Training a Parser: Error while Indexing BinaryRule

Question

Training a Parser: Error while Indexing BinaryRule

markfarrell opened this issue 10 years ago · comments

Hi,

Experiencing problems using the parser trainer. My goal is to train a parser with CRAFT's treebank for the biology domain; not sure if the layout of CRAFT's treebank is supported by epic or not. Tried to start out by training a parser on "smallbank" -- no luck. Any advice?

$ java -cp target/scala-2.11/epic-assembly-0.2.jar epic.parser.models.ParserTrainer \
   --treebankType simple
   --treebank.path "src/main/resources/smallbank"
   --modelFactory epic.parser.models.SpanModelFactory
   --cache.path constraints.cache
   --opt.useStochastic true 
   --opt.regularization 1.0
[main] INFO epic.parser.models.ParserTrainer$ - Training Parser...
Exception in thread "main" java.lang.RuntimeException: 
error while indexingBinaryRule(VP[^SINV], VBN[^VP], PP[^VP]) to 
BinaryRule(VP, VBN, PP)0
at epic.parser.projections.ProjectionIndexer$$anonfun$apply$5.apply(ProjectionIndexer.scala:115)
...

David Hall · Answer 1 · Sun Oct 12 2014 03:03:43 GMT+0800 (China Standard Time)

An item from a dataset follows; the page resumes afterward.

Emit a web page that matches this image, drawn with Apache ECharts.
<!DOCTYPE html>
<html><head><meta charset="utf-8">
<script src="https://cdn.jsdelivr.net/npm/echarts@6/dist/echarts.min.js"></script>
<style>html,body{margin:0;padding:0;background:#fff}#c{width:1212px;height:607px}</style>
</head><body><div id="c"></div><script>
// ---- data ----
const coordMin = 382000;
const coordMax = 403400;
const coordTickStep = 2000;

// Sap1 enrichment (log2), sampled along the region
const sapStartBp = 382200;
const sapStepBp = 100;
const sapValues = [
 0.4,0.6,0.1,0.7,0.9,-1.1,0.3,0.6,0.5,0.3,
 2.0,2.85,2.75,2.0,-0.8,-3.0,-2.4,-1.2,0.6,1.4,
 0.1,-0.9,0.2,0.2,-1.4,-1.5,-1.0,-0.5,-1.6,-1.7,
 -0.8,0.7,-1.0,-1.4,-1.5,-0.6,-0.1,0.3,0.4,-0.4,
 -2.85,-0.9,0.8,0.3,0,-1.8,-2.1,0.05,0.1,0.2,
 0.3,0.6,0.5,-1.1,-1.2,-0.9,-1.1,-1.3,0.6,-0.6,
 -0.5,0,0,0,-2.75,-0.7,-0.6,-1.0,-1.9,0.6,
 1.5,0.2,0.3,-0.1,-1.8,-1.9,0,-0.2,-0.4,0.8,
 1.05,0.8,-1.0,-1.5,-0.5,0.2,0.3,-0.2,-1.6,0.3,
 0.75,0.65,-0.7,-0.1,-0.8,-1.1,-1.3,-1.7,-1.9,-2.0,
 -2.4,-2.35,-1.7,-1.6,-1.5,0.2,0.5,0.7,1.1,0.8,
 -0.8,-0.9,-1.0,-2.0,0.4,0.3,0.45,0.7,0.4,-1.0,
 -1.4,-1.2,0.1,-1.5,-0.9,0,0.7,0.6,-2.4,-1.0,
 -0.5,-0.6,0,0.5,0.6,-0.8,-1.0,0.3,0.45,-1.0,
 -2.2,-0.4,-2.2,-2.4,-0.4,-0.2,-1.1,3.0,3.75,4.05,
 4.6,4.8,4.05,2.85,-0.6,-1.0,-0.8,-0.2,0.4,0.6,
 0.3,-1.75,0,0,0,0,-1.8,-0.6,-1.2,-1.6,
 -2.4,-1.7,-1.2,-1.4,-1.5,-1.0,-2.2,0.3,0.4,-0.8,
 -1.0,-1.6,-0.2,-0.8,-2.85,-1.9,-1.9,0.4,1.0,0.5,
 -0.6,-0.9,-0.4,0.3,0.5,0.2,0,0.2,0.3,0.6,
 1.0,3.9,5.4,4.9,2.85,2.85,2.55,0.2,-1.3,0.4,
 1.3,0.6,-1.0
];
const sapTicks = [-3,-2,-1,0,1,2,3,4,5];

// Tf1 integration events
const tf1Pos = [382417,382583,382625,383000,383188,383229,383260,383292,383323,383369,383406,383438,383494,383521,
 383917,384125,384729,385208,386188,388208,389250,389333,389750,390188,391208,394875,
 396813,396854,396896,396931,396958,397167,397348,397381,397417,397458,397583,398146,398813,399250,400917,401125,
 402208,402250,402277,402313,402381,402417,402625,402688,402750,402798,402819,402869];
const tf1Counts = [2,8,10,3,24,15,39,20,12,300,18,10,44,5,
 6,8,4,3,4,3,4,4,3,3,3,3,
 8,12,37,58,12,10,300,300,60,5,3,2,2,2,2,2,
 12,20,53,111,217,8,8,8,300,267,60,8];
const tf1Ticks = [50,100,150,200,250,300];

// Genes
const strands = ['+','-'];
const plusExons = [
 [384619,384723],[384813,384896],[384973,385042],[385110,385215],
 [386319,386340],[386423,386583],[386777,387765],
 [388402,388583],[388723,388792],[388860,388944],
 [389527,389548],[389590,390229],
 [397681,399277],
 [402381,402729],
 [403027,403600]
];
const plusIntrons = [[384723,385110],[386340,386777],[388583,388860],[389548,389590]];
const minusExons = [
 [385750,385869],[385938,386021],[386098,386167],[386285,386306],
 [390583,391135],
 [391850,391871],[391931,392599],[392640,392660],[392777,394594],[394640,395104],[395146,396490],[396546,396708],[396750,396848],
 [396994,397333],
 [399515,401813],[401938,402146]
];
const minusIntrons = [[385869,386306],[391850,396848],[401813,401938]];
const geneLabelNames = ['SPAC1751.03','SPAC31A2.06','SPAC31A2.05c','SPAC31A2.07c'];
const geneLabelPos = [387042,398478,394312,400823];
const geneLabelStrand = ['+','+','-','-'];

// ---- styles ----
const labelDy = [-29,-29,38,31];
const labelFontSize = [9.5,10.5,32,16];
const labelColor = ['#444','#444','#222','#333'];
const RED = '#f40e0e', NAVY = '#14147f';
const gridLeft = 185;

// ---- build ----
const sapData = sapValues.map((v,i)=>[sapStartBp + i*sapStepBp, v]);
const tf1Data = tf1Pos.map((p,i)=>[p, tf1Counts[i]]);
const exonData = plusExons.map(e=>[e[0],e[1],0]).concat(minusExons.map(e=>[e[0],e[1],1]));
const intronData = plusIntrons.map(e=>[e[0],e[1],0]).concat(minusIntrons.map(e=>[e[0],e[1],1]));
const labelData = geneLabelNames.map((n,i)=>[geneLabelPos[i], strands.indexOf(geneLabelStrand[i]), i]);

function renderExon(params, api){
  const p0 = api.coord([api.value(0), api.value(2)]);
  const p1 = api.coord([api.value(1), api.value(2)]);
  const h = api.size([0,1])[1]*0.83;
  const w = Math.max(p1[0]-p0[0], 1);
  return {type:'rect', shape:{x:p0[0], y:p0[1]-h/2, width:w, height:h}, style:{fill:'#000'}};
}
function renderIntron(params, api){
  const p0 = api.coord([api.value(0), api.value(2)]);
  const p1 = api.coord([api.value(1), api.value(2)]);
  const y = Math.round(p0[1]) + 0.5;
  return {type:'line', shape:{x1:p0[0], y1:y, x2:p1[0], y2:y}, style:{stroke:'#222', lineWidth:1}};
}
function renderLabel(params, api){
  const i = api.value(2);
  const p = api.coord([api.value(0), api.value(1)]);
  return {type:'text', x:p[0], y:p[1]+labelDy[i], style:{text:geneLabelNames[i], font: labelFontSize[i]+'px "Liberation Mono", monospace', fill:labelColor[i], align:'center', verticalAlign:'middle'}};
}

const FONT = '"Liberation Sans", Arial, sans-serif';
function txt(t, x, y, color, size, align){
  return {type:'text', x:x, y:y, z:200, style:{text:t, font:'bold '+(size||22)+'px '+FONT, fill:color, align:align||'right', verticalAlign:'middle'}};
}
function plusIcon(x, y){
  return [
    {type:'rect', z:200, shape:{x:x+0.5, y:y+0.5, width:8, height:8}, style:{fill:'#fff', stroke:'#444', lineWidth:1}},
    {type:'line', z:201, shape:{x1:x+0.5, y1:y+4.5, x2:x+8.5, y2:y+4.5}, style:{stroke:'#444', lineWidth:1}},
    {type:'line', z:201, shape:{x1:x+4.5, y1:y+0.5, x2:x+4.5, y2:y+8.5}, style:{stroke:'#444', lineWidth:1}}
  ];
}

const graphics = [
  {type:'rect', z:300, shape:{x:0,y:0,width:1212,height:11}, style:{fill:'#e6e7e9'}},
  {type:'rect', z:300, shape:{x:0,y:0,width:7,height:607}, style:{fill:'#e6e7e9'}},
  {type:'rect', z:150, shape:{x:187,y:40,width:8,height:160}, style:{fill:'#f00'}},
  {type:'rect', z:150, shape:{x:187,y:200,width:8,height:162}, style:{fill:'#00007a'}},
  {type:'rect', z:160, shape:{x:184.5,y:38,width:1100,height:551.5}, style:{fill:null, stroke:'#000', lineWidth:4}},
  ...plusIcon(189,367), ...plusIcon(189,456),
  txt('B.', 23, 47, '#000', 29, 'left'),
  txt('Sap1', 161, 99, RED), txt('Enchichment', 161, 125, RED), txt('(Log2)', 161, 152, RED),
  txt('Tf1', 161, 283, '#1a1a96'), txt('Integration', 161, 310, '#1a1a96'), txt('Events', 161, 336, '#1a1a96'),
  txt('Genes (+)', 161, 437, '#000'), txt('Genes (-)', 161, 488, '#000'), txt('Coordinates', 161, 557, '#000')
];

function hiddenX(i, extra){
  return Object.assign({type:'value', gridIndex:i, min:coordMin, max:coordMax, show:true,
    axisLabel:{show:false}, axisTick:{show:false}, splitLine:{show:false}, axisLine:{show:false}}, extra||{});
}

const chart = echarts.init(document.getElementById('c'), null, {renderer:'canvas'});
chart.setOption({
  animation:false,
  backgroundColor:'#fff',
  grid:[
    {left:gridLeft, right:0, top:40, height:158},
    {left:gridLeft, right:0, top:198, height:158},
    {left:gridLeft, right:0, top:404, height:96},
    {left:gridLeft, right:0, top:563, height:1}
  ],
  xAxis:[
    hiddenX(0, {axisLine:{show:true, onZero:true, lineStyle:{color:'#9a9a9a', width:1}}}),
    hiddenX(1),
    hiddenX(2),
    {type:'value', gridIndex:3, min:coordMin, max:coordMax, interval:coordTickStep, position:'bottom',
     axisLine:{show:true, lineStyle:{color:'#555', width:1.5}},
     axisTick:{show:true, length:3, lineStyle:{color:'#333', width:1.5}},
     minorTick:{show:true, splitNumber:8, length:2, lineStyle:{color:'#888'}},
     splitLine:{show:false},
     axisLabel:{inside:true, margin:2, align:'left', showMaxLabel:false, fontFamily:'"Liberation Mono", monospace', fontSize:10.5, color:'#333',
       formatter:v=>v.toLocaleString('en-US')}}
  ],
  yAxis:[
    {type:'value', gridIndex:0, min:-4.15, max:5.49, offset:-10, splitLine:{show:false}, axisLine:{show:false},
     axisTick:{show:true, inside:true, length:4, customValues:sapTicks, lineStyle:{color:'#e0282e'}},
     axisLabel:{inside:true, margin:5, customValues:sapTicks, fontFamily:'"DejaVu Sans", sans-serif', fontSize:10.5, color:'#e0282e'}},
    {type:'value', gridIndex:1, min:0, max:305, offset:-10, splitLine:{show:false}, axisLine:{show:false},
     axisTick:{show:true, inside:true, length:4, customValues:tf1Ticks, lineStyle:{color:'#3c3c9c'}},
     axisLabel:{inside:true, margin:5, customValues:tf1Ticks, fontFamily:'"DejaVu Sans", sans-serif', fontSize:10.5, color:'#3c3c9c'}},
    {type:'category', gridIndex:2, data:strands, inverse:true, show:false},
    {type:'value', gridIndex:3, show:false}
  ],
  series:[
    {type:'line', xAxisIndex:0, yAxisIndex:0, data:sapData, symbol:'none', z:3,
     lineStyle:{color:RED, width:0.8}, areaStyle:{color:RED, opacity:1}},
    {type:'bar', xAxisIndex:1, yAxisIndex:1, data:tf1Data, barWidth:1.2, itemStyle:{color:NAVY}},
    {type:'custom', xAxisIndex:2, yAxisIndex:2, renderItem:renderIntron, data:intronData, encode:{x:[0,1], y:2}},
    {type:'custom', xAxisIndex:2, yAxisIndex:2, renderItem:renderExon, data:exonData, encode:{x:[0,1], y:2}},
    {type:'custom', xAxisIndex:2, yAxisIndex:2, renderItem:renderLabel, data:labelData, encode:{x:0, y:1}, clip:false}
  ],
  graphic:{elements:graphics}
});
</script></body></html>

probably you ran it on a small corpus first? delete xbar.gr

I should get rid of the need for that file, but that should do it.

On Wed, Oct 8, 2014 at 12:13 AM, Mark Farrell notifications@github.com
wrote:

Hi,

Experiencing problems using the parser trainer. My goal is to train a
parser with CRAFT's treebank for the biology domain; not sure if the layout
of CRAFT's treebank is supported by epic or not. Tried to start out by
training a parser on "smallbank" -- no luck. Any advice?

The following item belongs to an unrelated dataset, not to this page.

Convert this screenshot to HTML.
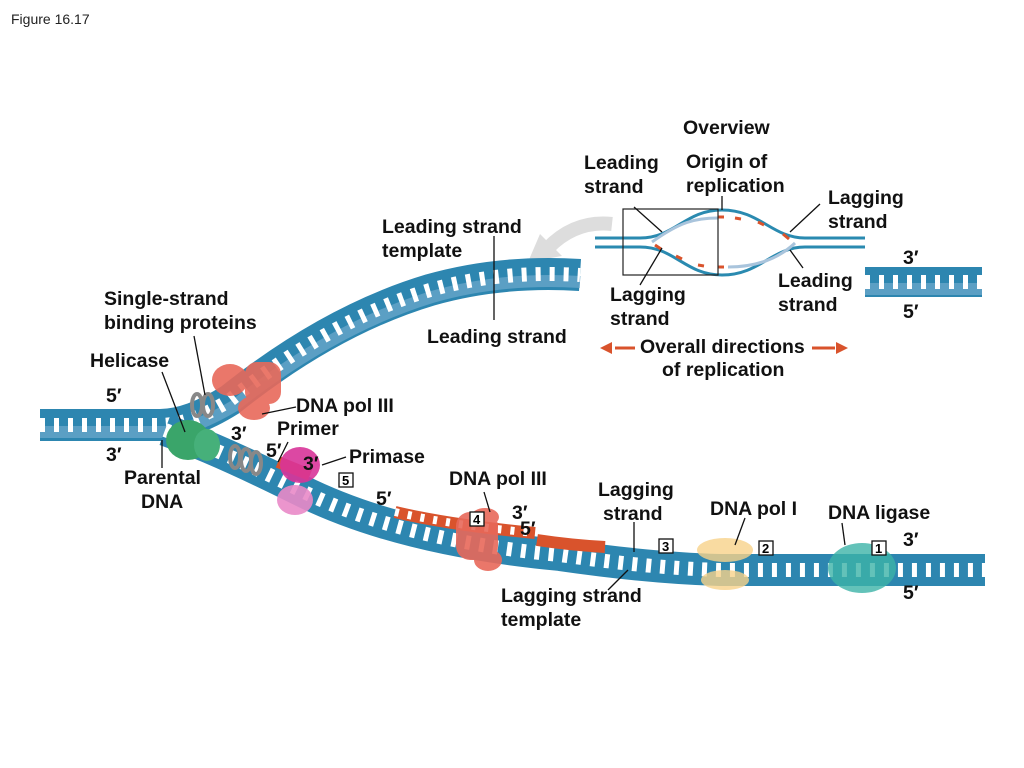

$ java -cp target/scala-2.11/epic-assembly-0.2.jar epic.parser.models.ParserTrainer
--treebankType simple
--treebank.path "src/main/resources/smallbank"
--modelFactory epic.parser.models.SpanModelFactory
--cache.path constraints.cache
--opt.useStochastic true
--opt.regularization 1.0
[main] INFO epic.parser.models.ParserTrainer$ - Training Parser...
Exception in thread "main" java.lang.RuntimeException:
error while indexingBinaryRule(VP[^SINV], VBN[^VP], PP[^VP]) to
BinaryRule(VP, VBN, PP)0
at epic.parser.projections.ProjectionIndexer$$anonfun$apply$5.apply(ProjectionIndexer.scala:115)
...

—
Reply to this email directly or view it on GitHub
#16.

Mark Farrell · Answer 2 · Sun Oct 12 2014 03:39:04 GMT+0800 (China Standard Time)

Oh, that seems to have worked. I can train the parser on "smallbank". Do you think it will be much work to train the parser on the CRAFT corpus? I believe it contains a collection of biology articles and a list of parsed sentences for each article.